Fez has its own original soundtrack, mostly performed by Disasterpeace. Fez has also received top notch marks–its lowest score is 4/5 by G4 and 8/10 by GameSpot. It’s bloody rare to see such wide approval – well worth the wait.

Fez has also won the Excellence in Visual Art award at the Independent Games Festival, and it was also nominated for the “Design Innovation” award. At Pax Prime 2011, where it first displayed, it was one of the PAX 10 and won two awards; Story+World Design and Grand Jury. It has also won the Seamus McNally Grand Prize at the Independent Games Festival, and been declared 2012 Eurogamer’s Game of the Year.

They are noted for being one of the three games casted in “Indie Game: The Movie.” During their time filming, they suffer through Development Hell. Fez began production in 2007, and it took four years for the team of two to present at PAX: 2011. It received a warm welcome despite the few occasional hiccups and freezes accompanying the game, and mid-2012, it launched on the Xbox Live Arcade.
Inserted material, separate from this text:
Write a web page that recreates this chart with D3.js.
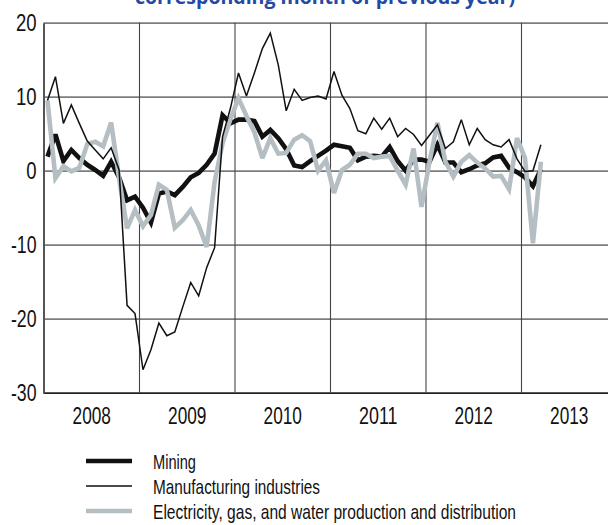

In two days, keyboard and mouse lovers, prepare to rejoice!

What’s it all about?

Fez is about Gomez, a strange distended fellow, living in a two dimensional puzzle/platform game world. On one particular day, Gomez is out and about in his world and finds an odd item: the “Hexahedron.” The Hexahedron gives him a magical fez hat that allows Gomez to perceive the world in a new three dimension. Gomez figures this is pretty cool, and he begins to explore; and then the Hexahedron explodes! Gomez wakes up after the explosion to find his world has restarted. An, albeit random, hypercube explains he must collect the shards of the Hexahedron in order to maintain the integrity of his world, and thus where Gomez adventures into his new 2D yet 3D world begin.

What sets it apart?

What makes Fez awesome, and what makes it stand out from the rest is that depth is not a factor in the game. This blew my mind. Brains scattered on my monitor level: blown. Gomez can shift his world by ninety degrees at any time, relative to the screen. This change in perspectives means that strange block in the back of the screen can suddenly shift to the foreground and make a path across the screen – but when Gomez walks the block and shifts the screen again, it’s shown that Gomez has traveled an impossibly long distance. It’s a great visual trick that makes this puzzle platformer truly different, and mind-bending.